Attempting to Save Changes performs the SHACL validation for us. If there are any issues you will get the below warning. You can select a check box to not show it again. Click OK.
If a submitted form contains errors such as above, TopBraid will display details about which property and value is involved. For some constraint violations, TopBraid even attempts to find a fix and offers Suggestions. For example, in the case of the social security number that got a bit too long, TopBraid’s SHACL engine suggests to either delete the offending value, or make it shorter so that the max length constraint gets fulfilled again. See the DASH Suggestions Vocabulary for details on how this mechanism works internally, and how to extend it. Press Apply to accept the suggestion before confirming the edit with Save Changes.
If you still see a message in the form’s header with some number of errors, click on the Refresh icon next to it. It will go away if errors no longer exist.
To get an overview of all constraint violations across all resources, use Problems and Suggestions panel from the Panels drop down menu in the header. You can drag and drop it on your page. Such reports offer a convenient place to examine and fix multiple errors at once, e.g. when a new constraint has been added and pre-existing data may not conform to it.

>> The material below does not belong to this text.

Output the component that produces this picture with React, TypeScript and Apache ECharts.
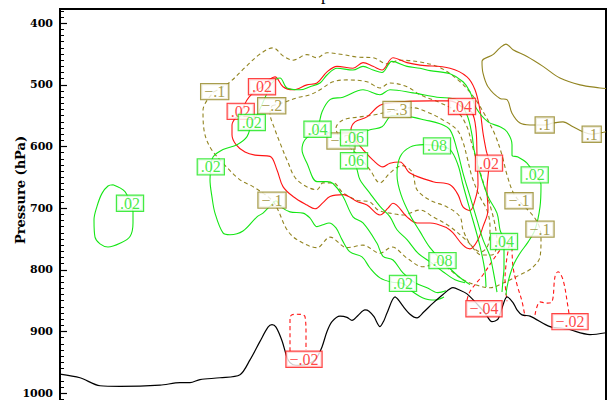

SHACL and your existing ontologies
SHACL can of course be used to enrich your existing ontologies. The following screenshots illustrate some constraints that have been defined for the schema.org data model and the corresponding constraint violations report for some example instances:
In order to apply SHACL on top of an existing data model, simply create an Ontology that includes (owl:imports) the classes and properties that you want to constrain. If this ontology is defined using RDFS/OWL you can use the operation available on the Data Graph tab to Convert it to SHACL.
This short walk-through illustrates some of the ways that you can use SHACL in TopBraid EDG.
The resulting Ontologies can be included into other EDG asset collections, or you can export them to a Turtle, XML or JSON-LD file. In either case, you can use these shapes to run data validation not only at edit time as demonstrated here, but also in a batch mode by utilizing SHACL validation RESTFull API provided in TopBraid.